===== Data block

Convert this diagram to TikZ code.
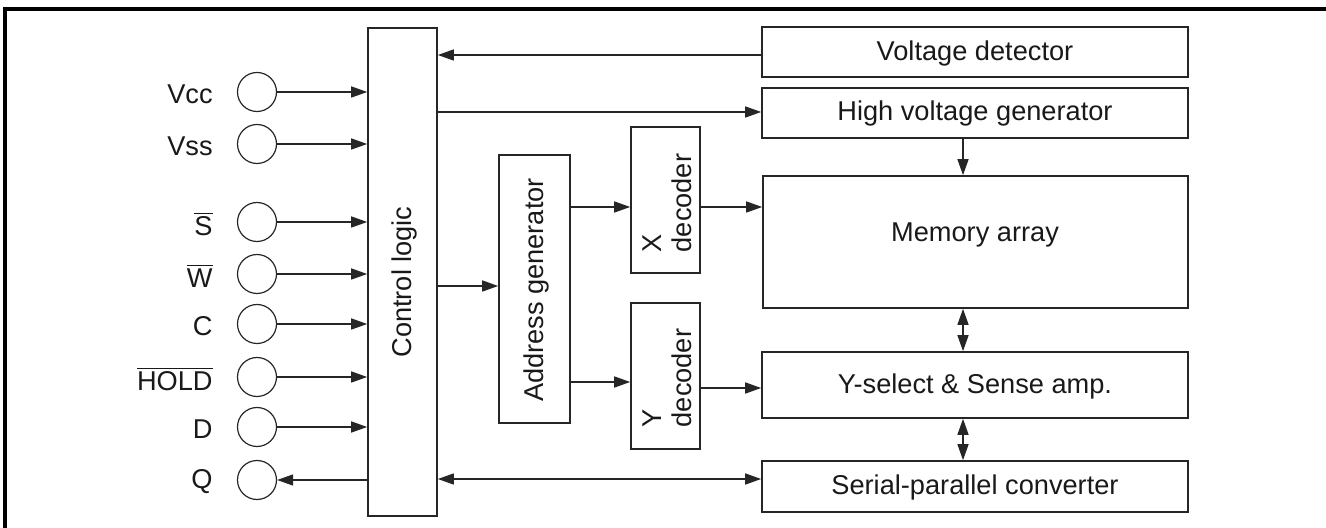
\documentclass[tikz,border=0pt]{standalone}
\usepackage{fontspec}
\setmainfont{Liberation Sans}
\usetikzlibrary{arrows.meta,fit}
\begin{document}
\begin{tikzpicture}[x=0.5pt,y=-0.5pt,
  every node/.style={font=\fontsize{13.6}{16}\selectfont, text=black!90},
  box/.style={draw=black!85, line width=0.8pt, inner sep=0pt},
  pin/.style={draw=black!85, line width=0.6pt, circle, minimum size=19.5pt, inner sep=0pt},
  lbl/.style={anchor=east, inner sep=0pt},
  arr/.style={draw=black!85, line width=0.7pt, -{Triangle[length=8pt,width=5.5pt]}},
  darr/.style={draw=black!85, line width=0.7pt, {Triangle[length=8pt,width=5.5pt]}-{Triangle[length=8pt,width=5.5pt]}}]
\useasboundingbox (0,0) rectangle (1326,528);
% frame
\draw[line width=1.6pt] (5,530) -- (5,9) -- (1330,9);
% blocks
\node[box, fit={(368,28)(437,516)}] (cl) {};
\node[rotate=90] (cltext) at (404,282) {Control logic};
\node[box, fit={(762,27)(1188,77)}] (vd) {};
\node (vdtext) at (975,53) {Voltage detector};
\node[box, fit={(762,88)(1188,138)}] (hvg) {};
\node (hvgtext) at (975,113) {High voltage generator};
\node[box, fit={(763,176)(1188,308)}] (ma) {};
\node (matext) at (975,235) {Memory array};
\node[box, fit={(762,352)(1188,418)}] (ys) {};
\node (ystext) at (975,386) {Y-select \& Sense amp.};
\node[box, fit={(762,461)(1188,512)}] (spc) {};
\node (spctext) at (975,487) {Serial-parallel converter};
\node[box, fit={(499,155)(570,423)}] (ag) {};
\node[rotate=90] (agtext) at (536,290) {Address generator};
\node[box, fit={(631,127)(700,273)}] (xd) {};
\node[rotate=90, align=left, font=\fontsize{13.6}{15}\selectfont] (xdtext) at (667,203) {X\\decoder};
\node[box, fit={(631,303)(700,449)}] (yd) {};
\node[rotate=90, align=left, font=\fontsize{13.6}{15}\selectfont] (ydtext) at (667,378) {Y\\decoder};
% pins
\node[pin] (vcc) at (257,92) {};
\node[pin] (vss) at (257,144) {};
\node[pin] (s) at (257,222) {};
\node[pin] (w) at (257,274) {};
\node[pin] (c) at (257,324) {};
\node[pin] (hold) at (257,377) {};
\node[pin] (d) at (257,427) {};
\node[pin] (q) at (257,480) {};
\node[lbl] (lvcc) at (213,94) {Vcc};
\node[lbl] (lvss) at (213,146) {Vss};
\node[lbl] (ls) at (213,224) {$\overline{\mbox{S}}$};
\node[lbl] (lw) at (213,276) {$\overline{\mbox{W}}$};
\node[lbl] (lc) at (213,326) {C};
\node[lbl] (lhold) at (213,379) {$\overline{\mbox{HOLD}}$};
\node[lbl] (ld) at (213,429) {D};
\node[lbl] (lq) at (213,482) {Q};
% pin arrows
\foreach \p in {vcc,vss,s,w,c,hold,d}
  \draw[arr] (\p.east) -- (\p.east -| cl.west);
\draw[arr] (q.east -| cl.west) -- (q.east);
% connections
\draw[arr] (vd.west |- 0,55) -- (cl.east |- 0,55);
\draw[arr] (cl.east |- 0,112) -- (hvg.west |- 0,112);
\draw[arr] (cl.east |- 0,286) -- (ag.west |- 0,286);
\draw[arr] (ag.east |- 0,207) -- (xd.west |- 0,207);
\draw[arr] (xd.east |- 0,207) -- (ma.west |- 0,207);
\draw[arr] (ag.east |- 0,382) -- (yd.west |- 0,382);
\draw[arr] (yd.east |- 0,388) -- (ys.west |- 0,388);
\draw[darr] (cl.east |- 0,479) -- (spc.west |- 0,479);
\draw[arr] (hvg.south -| 963,0) -- (ma.north -| 963,0);
\draw[darr] (ma.south -| 963,0) -- (ys.north -| 963,0);
\draw[darr] (ys.south -| 963,0) -- (spc.north -| 963,0);
\end{tikzpicture}
\end{document}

==========

- [Short task]
Leave the images out, please, and restate each line word for word.

- [Full answer]
Convert this diagram to TikZ code.
\documentclass[tikz,border=0pt]{standalone}
\usepackage{fontspec}
\setmainfont{Liberation Sans}
\usetikzlibrary{arrows.meta,fit}
\begin{document}
\begin{tikzpicture}[x=0.5pt,y=-0.5pt,
  every node/.style={font=\fontsize{13.6}{16}\selectfont, text=black!90},
  box/.style={draw=black!85, line width=0.8pt, inner sep=0pt},
  pin/.style={draw=black!85, line width=0.6pt, circle, minimum size=19.5pt, inner sep=0pt},
  lbl/.style={anchor=east, inner sep=0pt},
  arr/.style={draw=black!85, line width=0.7pt, -{Triangle[length=8pt,width=5.5pt]}},
  darr/.style={draw=black!85, line width=0.7pt, {Triangle[length=8pt,width=5.5pt]}-{Triangle[length=8pt,width=5.5pt]}}]
\useasboundingbox (0,0) rectangle (1326,528);
% frame
\draw[line width=1.6pt] (5,530) -- (5,9) -- (1330,9);
% blocks
\node[box, fit={(368,28)(437,516)}] (cl) {};
\node[rotate=90] (cltext) at (404,282) {Control logic};
\node[box, fit={(762,27)(1188,77)}] (vd) {};
\node (vdtext) at (975,53) {Voltage detector};
\node[box, fit={(762,88)(1188,138)}] (hvg) {};
\node (hvgtext) at (975,113) {High voltage generator};
\node[box, fit={(763,176)(1188,308)}] (ma) {};
\node (matext) at (975,235) {Memory array};
\node[box, fit={(762,352)(1188,418)}] (ys) {};
\node (ystext) at (975,386) {Y-select \& Sense amp.};
\node[box, fit={(762,461)(1188,512)}] (spc) {};
\node (spctext) at (975,487) {Serial-parallel converter};
\node[box, fit={(499,155)(570,423)}] (ag) {};
\node[rotate=90] (agtext) at (536,290) {Address generator};
\node[box, fit={(631,127)(700,273)}] (xd) {};
\node[rotate=90, align=left, font=\fontsize{13.6}{15}\selectfont] (xdtext) at (667,203) {X\\decoder};
\node[box, fit={(631,303)(700,449)}] (yd) {};
\node[rotate=90, align=left, font=\fontsize{13.6}{15}\selectfont] (ydtext) at (667,378) {Y\\decoder};
% pins
\node[pin] (vcc) at (257,92) {};
\node[pin] (vss) at (257,144) {};
\node[pin] (s) at (257,222) {};
\node[pin] (w) at (257,274) {};
\node[pin] (c) at (257,324) {};
\node[pin] (hold) at (257,377) {};
\node[pin] (d) at (257,427) {};
\node[pin] (q) at (257,480) {};
\node[lbl] (lvcc) at (213,94) {Vcc};
\node[lbl] (lvss) at (213,146) {Vss};
\node[lbl] (ls) at (213,224) {$\overline{\mbox{S}}$};
\node[lbl] (lw) at (213,276) {$\overline{\mbox{W}}$};
\node[lbl] (lc) at (213,326) {C};
\node[lbl] (lhold) at (213,379) {$\overline{\mbox{HOLD}}$};
\node[lbl] (ld) at (213,429) {D};
\node[lbl] (lq) at (213,482) {Q};
% pin arrows
\foreach \p in {vcc,vss,s,w,c,hold,d}
  \draw[arr] (\p.east) -- (\p.east -| cl.west);
\draw[arr] (q.east -| cl.west) -- (q.east);
% connections
\draw[arr] (vd.west |- 0,55) -- (cl.east |- 0,55);
\draw[arr] (cl.east |- 0,112) -- (hvg.west |- 0,112);
\draw[arr] (cl.east |- 0,286) -- (ag.west |- 0,286);
\draw[arr] (ag.east |- 0,207) -- (xd.west |- 0,207);
\draw[arr] (xd.east |- 0,207) -- (ma.west |- 0,207);
\draw[arr] (ag.east |- 0,382) -- (yd.west |- 0,382);
\draw[arr] (yd.east |- 0,388) -- (ys.west |- 0,388);
\draw[darr] (cl.east |- 0,479) -- (spc.west |- 0,479);
\draw[arr] (hvg.south -| 963,0) -- (ma.north -| 963,0);
\draw[darr] (ma.south -| 963,0) -- (ys.north -| 963,0);
\draw[darr] (ys.south -| 963,0) -- (spc.north -| 963,0);
\end{tikzpicture}
\end{document}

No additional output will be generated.